Tourné au Congo avec en majorité des acteurs non-professionnels (dont la jeune Rachel Mwanza, prix d’interprétation au dernier festival de Berlin), Rebelle nous plonge dans l’horreur de la guerre civile et de l’endoctrinement des jeunes pour servir la cause des opposants au pouvoir. Difficile de porter à l’écran un tel sujet sans tomber dans des facilités que le film n’évite pas toujours, sans que cela suffise pourtant à rendre l’entreprise détestable.
Rebelle fait écho à un autre long-métrage présenté en compétition officielle à Berlin cette année – Captive de Brillante Mendoza – dans sa description de situations limites dans des pays au bord de l’implosion. Ceci dit, les deux films se distinguent très facilement : Mendoza joue la carte du relativisme réaliste, et peine à traduire l’intensité des situations par des moyens narratifs convaincants, quand Rebelle mise majoritairement sur la force du point de vue.

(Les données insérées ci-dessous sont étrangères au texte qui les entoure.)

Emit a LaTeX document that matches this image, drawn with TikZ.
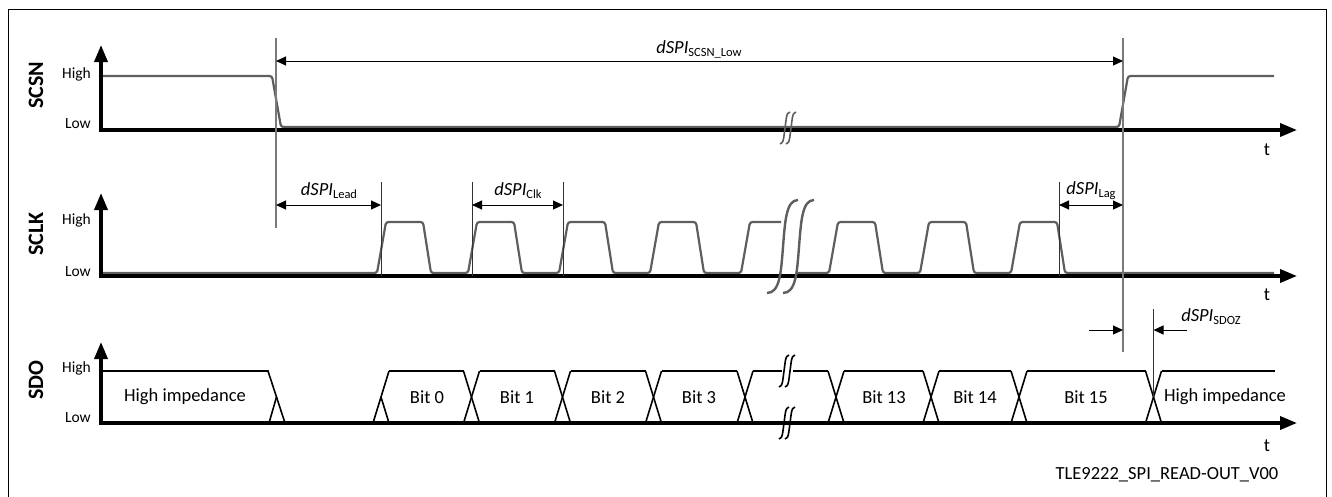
\documentclass[tikz,border=0pt]{standalone}
\usepackage{fontspec}
\setmainfont{Carlito}
\usetikzlibrary{arrows.meta}
\definecolor{sigc}{HTML}{5E5E5E}
\definecolor{guidec}{HTML}{7A7A7A}
\newcommand{\dspi}[1]{\textit{dSPI}\raisebox{-0.35ex}{\fontsize{12.5}{13}\selectfont #1}}
\tikzset{
  axisline/.style={line width=3.5pt, -{Triangle[length=17pt,width=13pt]}},
  sig/.style={line width=2.2pt, draw=sigc, rounded corners=2.5pt},
  bus/.style={line width=1.6pt, draw=black},
  guide/.style={line width=1.3pt, draw=guidec},
  thinguide/.style={line width=1pt, draw=black!80},
  dimline/.style={line width=1pt, {Triangle[length=10pt,width=9pt]}-{Triangle[length=10pt,width=9pt]}},
  halfdim/.style={line width=1pt, -{Triangle[length=10pt,width=9pt]}},
  lbl/.style={font=\fontsize{18.5}{20}\selectfont, inner sep=0pt},
  lvl/.style={font=\fontsize{15.5}{17}\selectfont, inner sep=0pt, anchor=east},
  sname/.style={font=\bfseries\fontsize{22}{24}\selectfont, inner sep=0pt, rotate=90},
  brk/.pic={\draw (-5,16) .. controls (-1,16) and (-1,6) .. (0,0) .. controls (1,-6) and (1,-16) .. (5,-16);}
}
\begin{document}
\begin{tikzpicture}[x=1pt,y=-1pt]
\useasboundingbox (0,0) rectangle (1332,496);
% frame
\draw[line width=1pt] (8,497) -- (8,9) -- (1326,9) -- (1326,497);

% ---------- SCSN ----------
\node[sname] (nSCSN) at (36,85) {SCSN};
\node[lvl] (hSCSN) at (91,74) {High};
\node[lvl] (lSCSN) at (91,124) {Low};
\draw[sig] (103,76) -- (272,76) -- (281,127) -- (1119,127) -- (1128,76) -- (1274,76);
\draw[axisline] (101,130) -- (1297,130);
\draw[axisline] (101,131.75) -- (101,45);
\node[lbl] (tSCSN) at (1267,150) {t};
\pic[draw=sigc, line width=1.6pt] at (785,128) {brk};
\pic[draw=sigc, line width=1.6pt] at (791,128) {brk};

% ---------- SCLK ----------
\node[sname] (nSCLK) at (36,234) {SCLK};
\node[lvl] (hSCLK) at (91,220) {High};
\node[lvl] (lSCLK) at (91,272) {Low};
\draw[sig] (103,273) \foreach \s in {377,468,559,650} { -- (\s,273) -- ({\s+9},222) -- ({\s+46},222) -- ({\s+54},273) } -- (741,273) -- (750,222) -- (781,222);
\draw[sig] (797,273) \foreach \s in {829,920,1011} { -- (\s,273) -- ({\s+9},222) -- ({\s+46},222) -- ({\s+54},273) } -- (1274,273);
\draw[axisline] (101,276) -- (1297,276);
\draw[axisline] (101,277.75) -- (101,193);
\node[lbl] (tSCLK) at (1267,295) {t};
\draw[sigc, line width=2.4pt] (767,293) .. controls (780,293) and (781,272) .. (783,247) .. controls (785,222) and (786,200) .. (798,200);
\draw[sigc, line width=2.4pt] (783,293) .. controls (796,293) and (797,272) .. (799,247) .. controls (801,222) and (802,200) .. (814,200);

% ---------- SDO ----------
\node[sname] (nSDO) at (36,380) {SDO};
\node[lvl] (hSDO) at (91,368) {High};
\node[lvl] (lSDO) at (91,418) {Low};
\draw[axisline] (101,423) -- (1297,423);
\draw[axisline] (101,424.75) -- (101,342);
\node[lbl] (tSDO) at (1267,446) {t};
\draw[bus] (103,371) -- (268,371) -- (285,423);
\draw[bus] (269,423) -- (276.5,397);
\draw[bus] (373,423) -- (389,371);
\draw[bus] (381,397) -- (389,423);
\foreach \c in {471.5,562.5,653.5,745,836,931,1019,1153.5} {
  \draw[bus] ({\c-8},371) -- ({\c+8},423);
  \draw[bus] ({\c-8},423) -- ({\c+8},371);
}
\draw[bus] (389,371) -- (463.5,371);
\draw[bus] (479.5,371) -- (554.5,371);
\draw[bus] (570.5,371) -- (645.5,371);
\draw[bus] (661.5,371) -- (737,371);
\draw[bus] (753,371) -- (782,371);
\draw[bus] (793,371) -- (828,371);
\draw[bus] (844,371) -- (923,371);
\draw[bus] (939,371) -- (1011,371);
\draw[bus] (1027,371) -- (1145.5,371);
\draw[bus] (1161.5,371) -- (1275,371);
\pic[draw=black, line width=1.6pt] at (784,371) {brk};
\pic[draw=black, line width=1.6pt] at (790,371) {brk};
\pic[draw=black, line width=1.6pt] at (784,423) {brk};
\pic[draw=black, line width=1.6pt] at (790,423) {brk};
\node[lbl] (hiz1) at (185,397) {High impedance};
\node[lbl] (b0) at (427,397) {Bit 0};
\node[lbl] (b1) at (517,397) {Bit 1};
\node[lbl] (b2) at (608,397) {Bit 2};
\node[lbl] (b3) at (699,397) {Bit 3};
\node[lbl] (b13) at (884,397) {Bit 13};
\node[lbl] (b14) at (975,397) {Bit 14};
\node[lbl] (b15) at (1086,397) {Bit 15};
\node[lbl] (hiz2) at (1225,397) {High impedance};

% ---------- guides and timing ----------
\coordinate (g1t) at (276,38);  \coordinate (g1b) at (276,228);
\coordinate (g2t) at (1123,38); \coordinate (g2b) at (1123,352);
\draw[guide] (g1t) -- (g1b);
\draw[guide] (g2t) -- (g2b);
\draw[thinguide] (381,182) -- (381,276);
\draw[thinguide] (472,182) -- (472,276);
\draw[thinguide] (563,182) -- (563,276);
\draw[thinguide] (1059,182) -- (1059,276);
\draw[thinguide] (1153.5,309) -- (1153.5,397);

\draw[dimline] (276,61) -- (1123,61);
\node[lbl] (dlow) at (699,49) {\dspi{SCSN\_Low}};
\draw[dimline] (276,205) -- (381,205);
\node[lbl] (dlead) at (329,191) {\dspi{Lead}};
\draw[dimline] (472,205) -- (563,205);
\node[lbl] (dclk) at (518,191) {\dspi{Clk}};
\draw[dimline] (1059,205) -- (1123,205);
\node[lbl] (dlag) at (1091,191) {\dspi{Lag}};
\draw[halfdim] (1089,330) -- (1123,330);
\draw[halfdim] (1187,330) -- (1153.5,330);
\node[lbl] (dsdoz) at (1211,317) {\dspi{SDOZ}};

\node[lbl] (ref) at (1167,475) {TLE9222\_SPI\_READ-OUT\_V00};
\end{tikzpicture}
\end{document}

Car tout le film est perçu à travers les yeux de son héroïne, Komona, fillette de 12 ans arrachée à ses parents par les rebelles du coin. La mise en scène de la violence s’avère être sans concessions, et reste fidèle à ce point de vue interne à l’horreur, mettant clairement en exergue à quel point l’utilisation de la haine est une des prérogatives de manipulation des jeunes par les opposants (où on les force, par exemple, à tuer leurs propres parents pour entrer dans la guérilla). Volontairement très alerte, la caméra de Kim Nguyen cherche à traduire de manière sensitive cette impression de cauchemar éveillé vécu par l’enfant. Et même si le récit est clairement balisé par une voix off où Komona s’adresse à son futur fils, le film propose une véritable immersion dans une réalité dure et brutale.
Il est toujours compliqué de parler de ce genre de film, car il est entendu qu’en tant qu’être humain l’on compatit forcément face au désastre que représentent toutes ces vies gâchées, en même temps que l’on se pose la question du bien-fondé d’une représentation des faits qui lorgne du côté du chantage à l’émotion, de la monstration sans équivoque. Mais Kim Nguyen a la bonne idée de pousser progressivement son récit vers une nouvelle dimension, et donne à voir une vision autre de l’Afrique que la simple opposition gouvernement/rebelles. C’est encore une fois la force des moyens dramatiques qui permet de s’extirper temporairement de ce bourbier, par le biais d’une histoire d’amour entre Komona et un jeune milicien nommé « Magicien », qui donne l’occasion au récit de plonger dans une matière paradoxalement légendaire et pragmatique de l’Afrique.
Car malgré sa volonté réaliste d’immersion, Rebelle montre aussi toutes les superstitions, les légendes et les rituels qui ponctuent la vie quotidienne des habitants. Komona, qui entre-temps est devenue une sorcière de guerre capable de prévoir où se trouvent les ennemis, est traversée par des visions fantomatiques qui s’intègrent tout naturellement à la réalité, comme une composante évidente de la culture locale. Cette place de l’irrationnel dans le réel offre une vision qui n’a rien d’exotique, car c’est dans ce nœud entre tiraillements dramatiques pompiers et force naturelle d’un étonnant quotidien que Rebelle trouve un fastidieux point d’équilibre.